In the business sector, particularly in the United States, the power of apology has become so important that some companies have recently been known to have concocted wrongdoing just so that can make a big deal about apologising for it.
In today’s world, politicians, businessmen and others who readily admit to having made a mistake and apologise for it without any ifs and buts, terms and conditions, actually get positive reactions from consumers who are continually faced with obfuscation and spin.
So, newspapers need to start thinking about what they are achieving by trying to spin themselves out of trouble.
But most of all, news media need to start going back to the basics of responsible reportage.
And that is to get both sides of a story before rushing out with it.
When the Sunday Times ran their Trevor Noah story they might well have got information from some relative or other but because the hook upon which the story hung, Trevor Noah himself, was not able to provide confirmation, the whole thing was nothing more than sensationalism.

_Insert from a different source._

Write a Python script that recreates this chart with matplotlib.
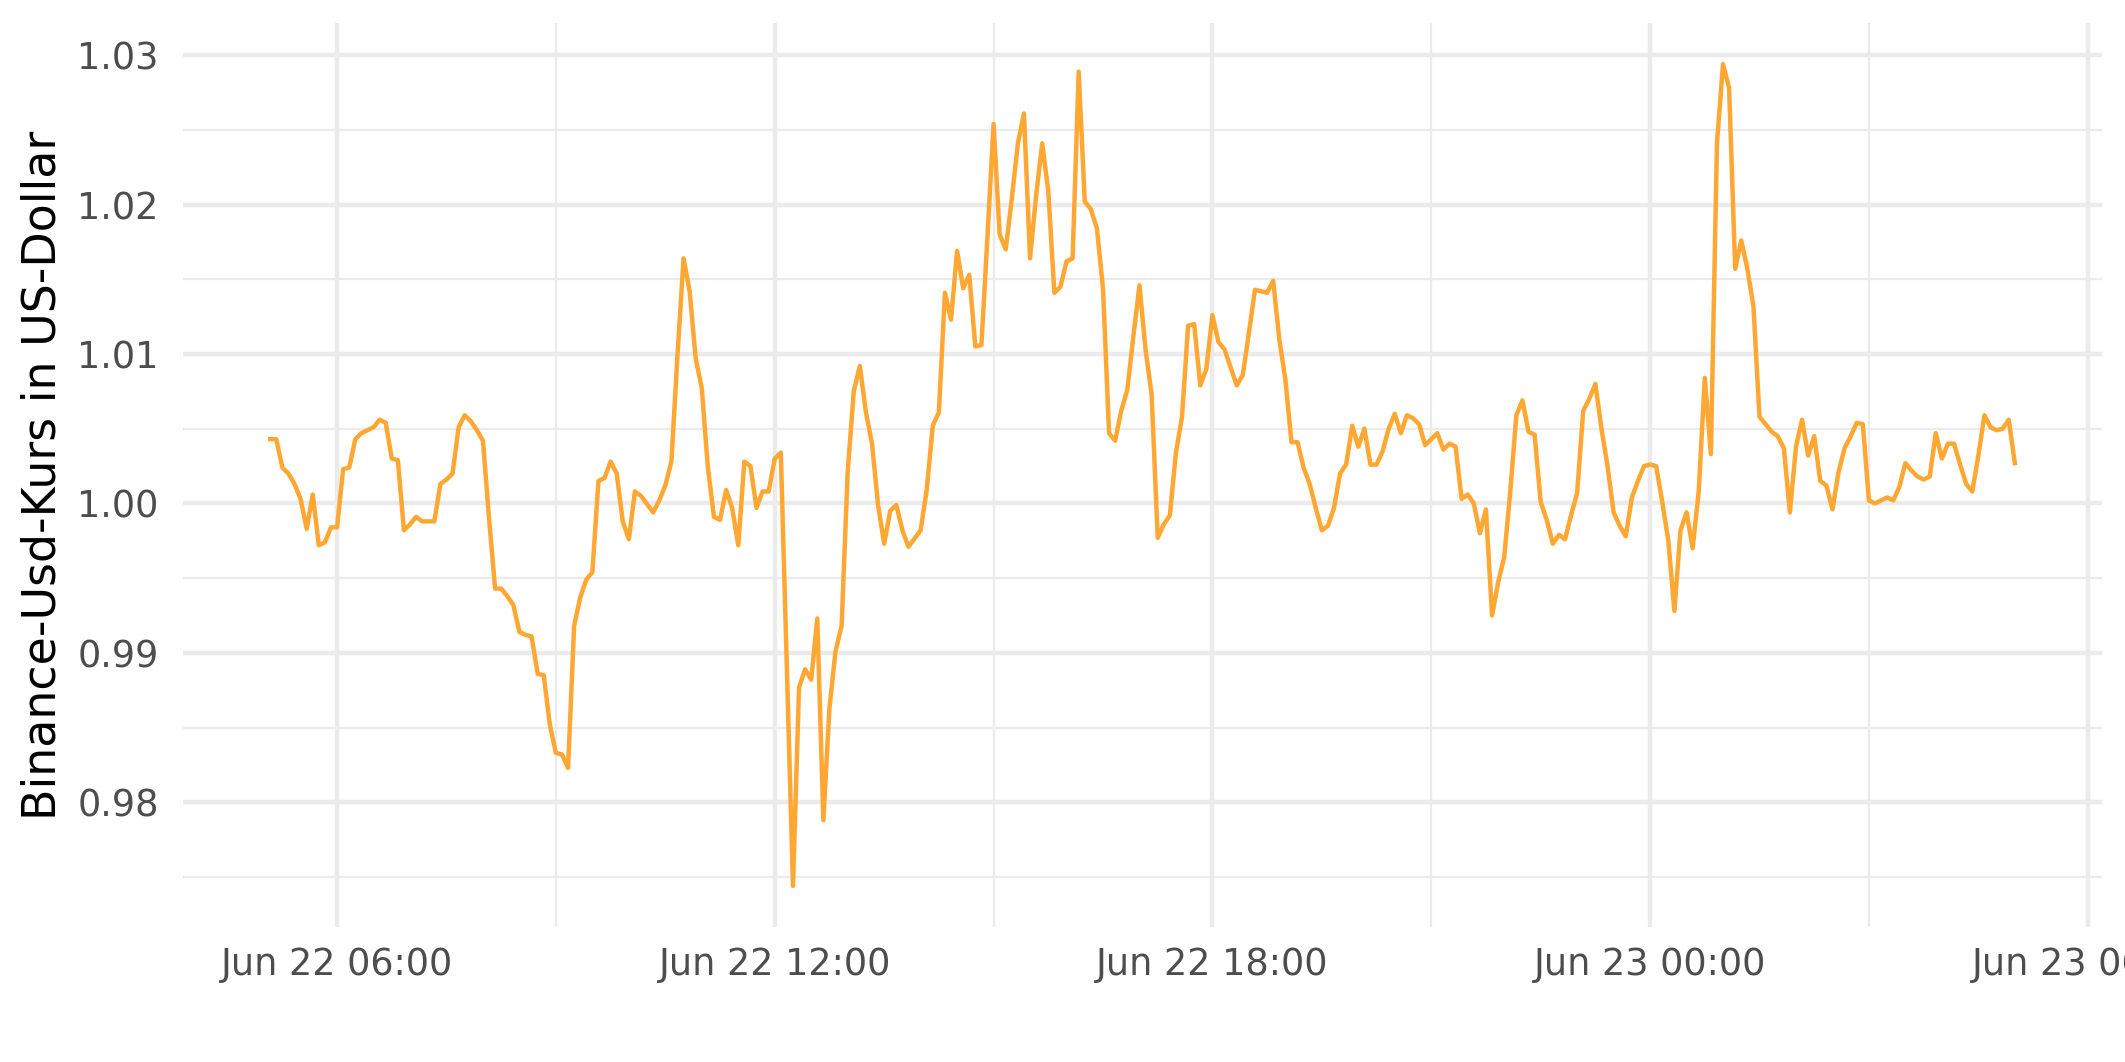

It seems to me that getting things wrong has become more and more commonplace among our news media and by not coming out and apologising without reservation, it is just adding fuel to the conflagration of consumer displeasure.
It is small wonder why newspaper circulations the world over continues to drop.
Something else the news media have turned into a habit is treating social media as fact.
Social journalism is fine but it cannot just be taken at face value. It needs to be checked and checked properly.
The Sunday Times remains a weekend institution in this country in spite of its falling circulation. It is not going to regain lost territory by indulging in the very kind of spin of which it is itself so critical when politicians and businessmen do it.